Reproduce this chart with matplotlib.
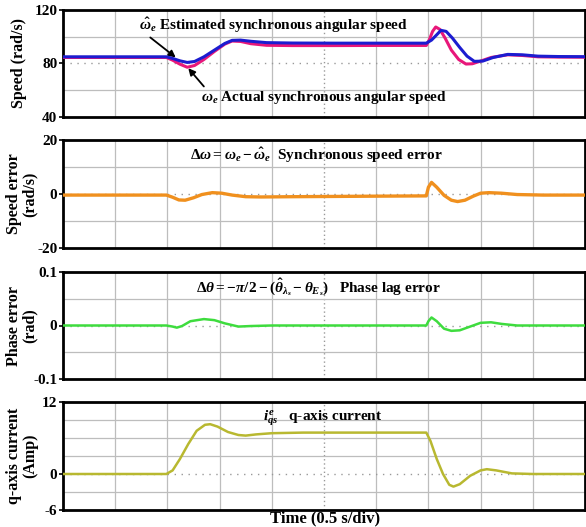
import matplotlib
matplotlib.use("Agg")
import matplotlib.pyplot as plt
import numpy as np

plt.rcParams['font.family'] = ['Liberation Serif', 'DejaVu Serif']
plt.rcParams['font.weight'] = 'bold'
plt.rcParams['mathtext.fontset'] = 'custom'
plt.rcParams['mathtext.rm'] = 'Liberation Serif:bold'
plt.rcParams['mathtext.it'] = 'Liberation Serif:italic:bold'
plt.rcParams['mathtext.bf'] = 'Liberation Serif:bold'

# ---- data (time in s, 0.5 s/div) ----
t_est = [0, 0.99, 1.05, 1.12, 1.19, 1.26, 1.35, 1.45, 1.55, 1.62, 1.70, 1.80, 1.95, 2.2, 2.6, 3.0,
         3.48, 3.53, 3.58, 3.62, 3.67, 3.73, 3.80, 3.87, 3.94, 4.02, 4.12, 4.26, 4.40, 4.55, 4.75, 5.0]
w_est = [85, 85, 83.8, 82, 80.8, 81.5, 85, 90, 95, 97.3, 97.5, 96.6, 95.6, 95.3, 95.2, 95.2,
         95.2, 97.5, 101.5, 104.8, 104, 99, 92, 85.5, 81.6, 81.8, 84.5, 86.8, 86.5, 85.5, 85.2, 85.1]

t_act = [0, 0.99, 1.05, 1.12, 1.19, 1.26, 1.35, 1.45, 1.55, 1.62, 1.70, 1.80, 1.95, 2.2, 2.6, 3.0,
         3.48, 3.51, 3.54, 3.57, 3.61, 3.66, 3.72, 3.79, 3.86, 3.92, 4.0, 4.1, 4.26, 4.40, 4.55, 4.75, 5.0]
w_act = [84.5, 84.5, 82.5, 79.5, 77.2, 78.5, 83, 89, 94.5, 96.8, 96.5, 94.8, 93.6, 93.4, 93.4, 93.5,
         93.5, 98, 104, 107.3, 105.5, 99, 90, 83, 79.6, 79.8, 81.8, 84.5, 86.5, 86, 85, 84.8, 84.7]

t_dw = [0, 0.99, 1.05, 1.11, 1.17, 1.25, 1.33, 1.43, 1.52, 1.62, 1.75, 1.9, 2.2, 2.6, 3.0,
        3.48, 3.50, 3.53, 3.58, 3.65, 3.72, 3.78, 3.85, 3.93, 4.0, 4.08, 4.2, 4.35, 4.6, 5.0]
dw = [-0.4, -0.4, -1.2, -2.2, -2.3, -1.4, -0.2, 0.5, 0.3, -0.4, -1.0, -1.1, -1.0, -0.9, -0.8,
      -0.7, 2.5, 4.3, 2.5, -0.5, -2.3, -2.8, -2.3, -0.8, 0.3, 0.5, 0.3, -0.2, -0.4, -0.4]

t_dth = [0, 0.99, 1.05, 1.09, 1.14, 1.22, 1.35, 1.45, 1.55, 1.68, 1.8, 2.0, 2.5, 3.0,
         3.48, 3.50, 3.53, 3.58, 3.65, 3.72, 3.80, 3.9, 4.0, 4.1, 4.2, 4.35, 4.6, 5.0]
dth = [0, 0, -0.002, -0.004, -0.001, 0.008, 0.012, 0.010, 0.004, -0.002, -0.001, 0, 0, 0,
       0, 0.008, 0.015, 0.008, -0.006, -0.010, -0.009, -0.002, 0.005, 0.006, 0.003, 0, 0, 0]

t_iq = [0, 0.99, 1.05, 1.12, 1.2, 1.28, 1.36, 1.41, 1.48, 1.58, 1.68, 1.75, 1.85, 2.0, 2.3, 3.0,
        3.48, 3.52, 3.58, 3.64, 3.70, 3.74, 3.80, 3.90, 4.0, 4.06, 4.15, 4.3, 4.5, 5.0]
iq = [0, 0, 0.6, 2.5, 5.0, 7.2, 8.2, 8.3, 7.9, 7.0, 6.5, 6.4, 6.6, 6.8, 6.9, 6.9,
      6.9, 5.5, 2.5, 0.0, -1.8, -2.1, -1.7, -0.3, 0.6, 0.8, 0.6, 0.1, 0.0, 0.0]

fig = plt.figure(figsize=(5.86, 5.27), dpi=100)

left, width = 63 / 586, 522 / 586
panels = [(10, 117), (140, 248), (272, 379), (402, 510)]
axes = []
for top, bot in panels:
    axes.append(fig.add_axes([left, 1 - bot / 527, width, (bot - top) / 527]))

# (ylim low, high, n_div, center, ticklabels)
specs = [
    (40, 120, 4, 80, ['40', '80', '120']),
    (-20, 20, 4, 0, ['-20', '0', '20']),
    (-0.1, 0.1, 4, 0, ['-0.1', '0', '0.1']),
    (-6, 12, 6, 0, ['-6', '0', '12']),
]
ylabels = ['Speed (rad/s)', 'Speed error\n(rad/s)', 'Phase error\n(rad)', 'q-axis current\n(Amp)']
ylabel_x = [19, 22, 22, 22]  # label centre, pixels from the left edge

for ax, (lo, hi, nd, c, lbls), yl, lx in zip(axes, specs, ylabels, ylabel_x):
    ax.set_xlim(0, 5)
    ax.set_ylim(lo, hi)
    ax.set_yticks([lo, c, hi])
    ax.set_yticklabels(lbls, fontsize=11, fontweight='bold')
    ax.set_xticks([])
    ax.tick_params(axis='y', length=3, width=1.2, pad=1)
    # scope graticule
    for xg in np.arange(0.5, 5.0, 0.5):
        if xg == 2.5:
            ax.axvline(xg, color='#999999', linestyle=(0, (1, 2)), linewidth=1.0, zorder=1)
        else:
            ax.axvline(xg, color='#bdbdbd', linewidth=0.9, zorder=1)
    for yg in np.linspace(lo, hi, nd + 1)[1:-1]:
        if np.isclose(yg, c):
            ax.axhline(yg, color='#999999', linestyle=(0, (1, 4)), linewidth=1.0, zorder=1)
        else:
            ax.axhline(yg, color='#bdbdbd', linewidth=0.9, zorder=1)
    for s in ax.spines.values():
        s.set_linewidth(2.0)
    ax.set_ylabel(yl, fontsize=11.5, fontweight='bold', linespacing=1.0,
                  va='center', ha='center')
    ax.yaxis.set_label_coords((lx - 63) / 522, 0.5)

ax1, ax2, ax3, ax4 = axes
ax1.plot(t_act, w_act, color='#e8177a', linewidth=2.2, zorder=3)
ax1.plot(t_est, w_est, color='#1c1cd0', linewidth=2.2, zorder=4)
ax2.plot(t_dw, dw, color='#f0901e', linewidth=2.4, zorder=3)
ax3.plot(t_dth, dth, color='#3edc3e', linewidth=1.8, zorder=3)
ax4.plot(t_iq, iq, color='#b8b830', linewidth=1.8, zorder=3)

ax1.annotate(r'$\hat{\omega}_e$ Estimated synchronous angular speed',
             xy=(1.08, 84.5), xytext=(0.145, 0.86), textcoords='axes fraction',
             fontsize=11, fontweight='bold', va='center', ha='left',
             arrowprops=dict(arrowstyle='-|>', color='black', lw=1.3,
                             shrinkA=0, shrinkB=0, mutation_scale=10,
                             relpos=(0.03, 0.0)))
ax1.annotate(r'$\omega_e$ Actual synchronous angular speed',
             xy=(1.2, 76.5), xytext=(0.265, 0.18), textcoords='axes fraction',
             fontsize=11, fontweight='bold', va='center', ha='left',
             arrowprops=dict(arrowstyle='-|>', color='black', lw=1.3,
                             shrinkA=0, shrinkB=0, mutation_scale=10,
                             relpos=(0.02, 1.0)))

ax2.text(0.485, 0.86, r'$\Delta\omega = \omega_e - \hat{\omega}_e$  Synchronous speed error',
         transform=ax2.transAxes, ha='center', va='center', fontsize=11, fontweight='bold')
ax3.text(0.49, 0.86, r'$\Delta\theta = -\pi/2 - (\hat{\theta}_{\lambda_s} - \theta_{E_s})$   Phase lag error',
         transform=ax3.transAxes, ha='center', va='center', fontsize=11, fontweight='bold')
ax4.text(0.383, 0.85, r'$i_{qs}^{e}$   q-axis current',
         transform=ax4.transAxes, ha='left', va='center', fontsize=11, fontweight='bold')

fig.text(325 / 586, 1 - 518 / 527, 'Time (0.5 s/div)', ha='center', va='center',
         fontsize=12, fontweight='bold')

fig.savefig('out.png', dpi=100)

What you will do:
Find the word "matplotlib" in the data and show each line that holds it.

Exercise answer:
Reproduce this chart with matplotlib.
import matplotlib
matplotlib.use("Agg")
import matplotlib.pyplot as plt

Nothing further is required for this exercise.